→ **WHAT THE TASK REQUIRES**:
Output all lines exactly, with nothing added or dropped.

------ DATASET EXCERPT ------

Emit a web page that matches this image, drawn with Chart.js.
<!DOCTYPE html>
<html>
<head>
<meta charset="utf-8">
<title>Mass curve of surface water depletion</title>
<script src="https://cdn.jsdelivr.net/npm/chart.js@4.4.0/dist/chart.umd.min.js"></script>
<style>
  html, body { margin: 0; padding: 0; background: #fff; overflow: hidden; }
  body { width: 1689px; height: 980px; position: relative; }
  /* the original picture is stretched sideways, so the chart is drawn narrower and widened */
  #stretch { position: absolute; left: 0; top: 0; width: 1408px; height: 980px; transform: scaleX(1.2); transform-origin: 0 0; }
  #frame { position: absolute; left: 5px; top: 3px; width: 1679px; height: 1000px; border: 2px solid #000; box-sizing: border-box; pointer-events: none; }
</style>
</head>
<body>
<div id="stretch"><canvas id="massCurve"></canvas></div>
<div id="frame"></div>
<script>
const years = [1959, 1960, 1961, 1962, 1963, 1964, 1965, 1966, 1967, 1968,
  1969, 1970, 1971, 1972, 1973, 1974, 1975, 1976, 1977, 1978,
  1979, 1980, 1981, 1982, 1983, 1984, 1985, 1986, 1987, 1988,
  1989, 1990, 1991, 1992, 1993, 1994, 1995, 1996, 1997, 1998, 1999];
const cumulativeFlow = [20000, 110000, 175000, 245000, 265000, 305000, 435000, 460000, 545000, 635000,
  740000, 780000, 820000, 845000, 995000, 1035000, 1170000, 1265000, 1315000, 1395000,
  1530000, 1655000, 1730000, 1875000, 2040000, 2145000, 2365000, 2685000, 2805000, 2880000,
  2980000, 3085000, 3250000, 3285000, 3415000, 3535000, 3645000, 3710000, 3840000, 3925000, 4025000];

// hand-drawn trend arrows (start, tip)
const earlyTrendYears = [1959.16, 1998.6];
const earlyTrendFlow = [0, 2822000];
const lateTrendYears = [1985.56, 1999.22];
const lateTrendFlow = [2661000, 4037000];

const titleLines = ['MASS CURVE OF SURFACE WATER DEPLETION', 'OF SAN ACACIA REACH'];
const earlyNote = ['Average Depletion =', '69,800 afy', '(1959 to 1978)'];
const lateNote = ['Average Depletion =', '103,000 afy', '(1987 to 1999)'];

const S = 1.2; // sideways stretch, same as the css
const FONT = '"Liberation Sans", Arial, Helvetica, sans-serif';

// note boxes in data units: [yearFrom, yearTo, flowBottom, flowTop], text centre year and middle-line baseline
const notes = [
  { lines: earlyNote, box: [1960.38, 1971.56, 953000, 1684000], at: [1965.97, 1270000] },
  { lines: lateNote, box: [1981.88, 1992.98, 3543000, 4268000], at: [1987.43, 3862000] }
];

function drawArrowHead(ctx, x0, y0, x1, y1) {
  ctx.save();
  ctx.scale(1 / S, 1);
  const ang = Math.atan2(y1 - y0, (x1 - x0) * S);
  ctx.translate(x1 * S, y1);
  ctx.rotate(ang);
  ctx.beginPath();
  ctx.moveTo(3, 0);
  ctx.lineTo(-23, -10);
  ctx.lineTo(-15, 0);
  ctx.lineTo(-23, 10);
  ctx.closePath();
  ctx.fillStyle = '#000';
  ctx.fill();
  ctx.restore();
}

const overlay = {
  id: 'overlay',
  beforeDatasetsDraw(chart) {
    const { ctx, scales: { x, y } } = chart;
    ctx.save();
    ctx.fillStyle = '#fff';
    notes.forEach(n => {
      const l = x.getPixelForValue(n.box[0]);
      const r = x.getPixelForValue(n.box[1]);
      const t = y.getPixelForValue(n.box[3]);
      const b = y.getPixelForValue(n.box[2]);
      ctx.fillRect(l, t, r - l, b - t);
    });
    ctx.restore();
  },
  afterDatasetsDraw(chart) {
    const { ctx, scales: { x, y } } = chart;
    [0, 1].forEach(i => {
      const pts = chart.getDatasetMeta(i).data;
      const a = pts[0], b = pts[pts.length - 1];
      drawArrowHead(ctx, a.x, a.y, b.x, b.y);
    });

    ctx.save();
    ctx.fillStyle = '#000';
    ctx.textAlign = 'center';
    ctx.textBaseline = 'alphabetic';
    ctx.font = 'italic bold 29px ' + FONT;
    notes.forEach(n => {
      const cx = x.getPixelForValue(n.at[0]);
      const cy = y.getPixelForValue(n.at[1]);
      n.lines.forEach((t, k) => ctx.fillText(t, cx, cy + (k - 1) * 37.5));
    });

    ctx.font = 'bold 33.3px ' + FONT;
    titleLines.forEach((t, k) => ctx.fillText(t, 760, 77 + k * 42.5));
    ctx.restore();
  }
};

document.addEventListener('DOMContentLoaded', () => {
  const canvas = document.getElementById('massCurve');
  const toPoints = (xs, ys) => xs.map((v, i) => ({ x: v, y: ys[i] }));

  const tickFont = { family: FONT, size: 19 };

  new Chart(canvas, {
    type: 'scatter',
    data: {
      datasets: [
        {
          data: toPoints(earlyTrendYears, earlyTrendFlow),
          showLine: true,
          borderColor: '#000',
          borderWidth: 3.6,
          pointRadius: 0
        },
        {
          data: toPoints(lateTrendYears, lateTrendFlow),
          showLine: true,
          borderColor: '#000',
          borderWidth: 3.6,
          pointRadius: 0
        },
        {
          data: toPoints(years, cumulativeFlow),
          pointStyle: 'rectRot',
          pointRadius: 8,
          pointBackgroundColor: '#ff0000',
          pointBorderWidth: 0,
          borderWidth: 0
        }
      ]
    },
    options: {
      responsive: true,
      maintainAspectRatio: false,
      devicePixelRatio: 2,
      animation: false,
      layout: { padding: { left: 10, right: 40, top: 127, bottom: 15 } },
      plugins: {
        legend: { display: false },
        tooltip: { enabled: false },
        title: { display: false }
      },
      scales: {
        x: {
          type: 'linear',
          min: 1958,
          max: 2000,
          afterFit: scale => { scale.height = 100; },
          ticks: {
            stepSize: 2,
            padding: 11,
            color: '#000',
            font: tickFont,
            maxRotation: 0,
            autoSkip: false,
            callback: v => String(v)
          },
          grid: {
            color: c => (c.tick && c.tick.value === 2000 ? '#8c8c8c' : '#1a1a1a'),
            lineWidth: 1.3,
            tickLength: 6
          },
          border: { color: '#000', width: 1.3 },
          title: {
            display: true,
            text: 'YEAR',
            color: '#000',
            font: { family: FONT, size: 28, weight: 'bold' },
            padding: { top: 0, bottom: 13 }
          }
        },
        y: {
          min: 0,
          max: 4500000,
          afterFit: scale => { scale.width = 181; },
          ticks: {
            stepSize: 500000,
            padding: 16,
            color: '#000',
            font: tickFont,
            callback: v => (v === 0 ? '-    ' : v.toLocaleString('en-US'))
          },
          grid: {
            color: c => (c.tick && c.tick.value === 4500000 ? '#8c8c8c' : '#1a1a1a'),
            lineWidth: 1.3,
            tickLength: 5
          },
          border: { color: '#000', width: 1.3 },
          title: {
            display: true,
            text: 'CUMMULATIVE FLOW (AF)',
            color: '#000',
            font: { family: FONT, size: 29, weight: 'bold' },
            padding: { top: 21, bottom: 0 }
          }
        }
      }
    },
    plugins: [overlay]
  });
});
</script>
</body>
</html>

------

→ **TASK RESULT**:
Emit a web page that matches this image, drawn with Chart.js.
<!DOCTYPE html>
<html>
<head>
<meta charset="utf-8">
<title>Mass curve of surface water depletion</title>
<script src="https://cdn.jsdelivr.net/npm/chart.js@4.4.0/dist/chart.umd.min.js"></script>
<style>
  html, body { margin: 0; padding: 0; background: #fff; overflow: hidden; }
  body { width: 1689px; height: 980px; position: relative; }
  /* the original picture is stretched sideways, so the chart is drawn narrower and widened */
  #stretch { position: absolute; left: 0; top: 0; width: 1408px; height: 980px; transform: scaleX(1.2); transform-origin: 0 0; }
  #frame { position: absolute; left: 5px; top: 3px; width: 1679px; height: 1000px; border: 2px solid #000; box-sizing: border-box; pointer-events: none; }
</style>
</head>
<body>
<div id="stretch"><canvas id="massCurve"></canvas></div>
<div id="frame"></div>
<script>
const years = [1959, 1960, 1961, 1962, 1963, 1964, 1965, 1966, 1967, 1968,
  1969, 1970, 1971, 1972, 1973, 1974, 1975, 1976, 1977, 1978,
  1979, 1980, 1981, 1982, 1983, 1984, 1985, 1986, 1987, 1988,
  1989, 1990, 1991, 1992, 1993, 1994, 1995, 1996, 1997, 1998, 1999];
const cumulativeFlow = [20000, 110000, 175000, 245000, 265000, 305000, 435000, 460000, 545000, 635000,
  740000, 780000, 820000, 845000, 995000, 1035000, 1170000, 1265000, 1315000, 1395000,
  1530000, 1655000, 1730000, 1875000, 2040000, 2145000, 2365000, 2685000, 2805000, 2880000,
  2980000, 3085000, 3250000, 3285000, 3415000, 3535000, 3645000, 3710000, 3840000, 3925000, 4025000];

// hand-drawn trend arrows (start, tip)
const earlyTrendYears = [1959.16, 1998.6];
const earlyTrendFlow = [0, 2822000];
const lateTrendYears = [1985.56, 1999.22];
const lateTrendFlow = [2661000, 4037000];

const titleLines = ['MASS CURVE OF SURFACE WATER DEPLETION', 'OF SAN ACACIA REACH'];
const earlyNote = ['Average Depletion =', '69,800 afy', '(1959 to 1978)'];
const lateNote = ['Average Depletion =', '103,000 afy', '(1987 to 1999)'];

const S = 1.2; // sideways stretch, same as the css
const FONT = '"Liberation Sans", Arial, Helvetica, sans-serif';

// note boxes in data units: [yearFrom, yearTo, flowBottom, flowTop], text centre year and middle-line baseline
const notes = [
  { lines: earlyNote, box: [1960.38, 1971.56, 953000, 1684000], at: [1965.97, 1270000] },
  { lines: lateNote, box: [1981.88, 1992.98, 3543000, 4268000], at: [1987.43, 3862000] }
];

function drawArrowHead(ctx, x0, y0, x1, y1) {
  ctx.save();
  ctx.scale(1 / S, 1);
  const ang = Math.atan2(y1 - y0, (x1 - x0) * S);
  ctx.translate(x1 * S, y1);
  ctx.rotate(ang);
  ctx.beginPath();
  ctx.moveTo(3, 0);
  ctx.lineTo(-23, -10);
  ctx.lineTo(-15, 0);
  ctx.lineTo(-23, 10);
  ctx.closePath();
  ctx.fillStyle = '#000';
  ctx.fill();
  ctx.restore();
}

const overlay = {
  id: 'overlay',
  beforeDatasetsDraw(chart) {
    const { ctx, scales: { x, y } } = chart;
    ctx.save();
    ctx.fillStyle = '#fff';
    notes.forEach(n => {
      const l = x.getPixelForValue(n.box[0]);
      const r = x.getPixelForValue(n.box[1]);
      const t = y.getPixelForValue(n.box[3]);
      const b = y.getPixelForValue(n.box[2]);
      ctx.fillRect(l, t, r - l, b - t);
    });
    ctx.restore();
  },
  afterDatasetsDraw(chart) {
    const { ctx, scales: { x, y } } = chart;
    [0, 1].forEach(i => {
      const pts = chart.getDatasetMeta(i).data;
      const a = pts[0], b = pts[pts.length - 1];
      drawArrowHead(ctx, a.x, a.y, b.x, b.y);
    });

    ctx.save();
    ctx.fillStyle = '#000';
    ctx.textAlign = 'center';
    ctx.textBaseline = 'alphabetic';
    ctx.font = 'italic bold 29px ' + FONT;
    notes.forEach(n => {
      const cx = x.getPixelForValue(n.at[0]);
      const cy = y.getPixelForValue(n.at[1]);
      n.lines.forEach((t, k) => ctx.fillText(t, cx, cy + (k - 1) * 37.5));
    });

    ctx.font = 'bold 33.3px ' + FONT;
    titleLines.forEach((t, k) => ctx.fillText(t, 760, 77 + k * 42.5));
    ctx.restore();
  }
};

document.addEventListener('DOMContentLoaded', () => {
  const canvas = document.getElementById('massCurve');
  const toPoints = (xs, ys) => xs.map((v, i) => ({ x: v, y: ys[i] }));

  const tickFont = { family: FONT, size: 19 };

  new Chart(canvas, {
    type: 'scatter',
    data: {
      datasets: [
        {
          data: toPoints(earlyTrendYears, earlyTrendFlow),
          showLine: true,
          borderColor: '#000',
          borderWidth: 3.6,
          pointRadius: 0
        },
        {
          data: toPoints(lateTrendYears, lateTrendFlow),
          showLine: true,
          borderColor: '#000',
          borderWidth: 3.6,
          pointRadius: 0
        },
        {
          data: toPoints(years, cumulativeFlow),
          pointStyle: 'rectRot',
          pointRadius: 8,
          pointBackgroundColor: '#ff0000',
          pointBorderWidth: 0,
          borderWidth: 0
        }
      ]
    },
    options: {
      responsive: true,
      maintainAspectRatio: false,
      devicePixelRatio: 2,
      animation: false,
      layout: { padding: { left: 10, right: 40, top: 127, bottom: 15 } },
      plugins: {
        legend: { display: false },
        tooltip: { enabled: false },
        title: { display: false }
      },
      scales: {
        x: {
          type: 'linear',
          min: 1958,
          max: 2000,
          afterFit: scale => { scale.height = 100; },
          ticks: {
            stepSize: 2,
            padding: 11,
            color: '#000',
            font: tickFont,
            maxRotation: 0,
            autoSkip: false,
            callback: v => String(v)
          },
          grid: {
            color: c => (c.tick && c.tick.value === 2000 ? '#8c8c8c' : '#1a1a1a'),
            lineWidth: 1.3,
            tickLength: 6
          },
          border: { color: '#000', width: 1.3 },
          title: {
            display: true,
            text: 'YEAR',
            color: '#000',
            font: { family: FONT, size: 28, weight: 'bold' },
            padding: { top: 0, bottom: 13 }
          }
        },
        y: {
          min: 0,
          max: 4500000,
          afterFit: scale => { scale.width = 181; },
          ticks: {
            stepSize: 500000,
            padding: 16,
            color: '#000',
            font: tickFont,
            callback: v => (v === 0 ? '-    ' : v.toLocaleString('en-US'))
          },
          grid: {
            color: c => (c.tick && c.tick.value === 4500000 ? '#8c8c8c' : '#1a1a1a'),
            lineWidth: 1.3,
            tickLength: 5
          },
          border: { color: '#000', width: 1.3 },
          title: {
            display: true,
            text: 'CUMMULATIVE FLOW (AF)',
            color: '#000',
            font: { family: FONT, size: 29, weight: 'bold' },
            padding: { top: 21, bottom: 0 }
          }
        }
      }
    },
    plugins: [overlay]
  });
});
</script>
</body>
</html>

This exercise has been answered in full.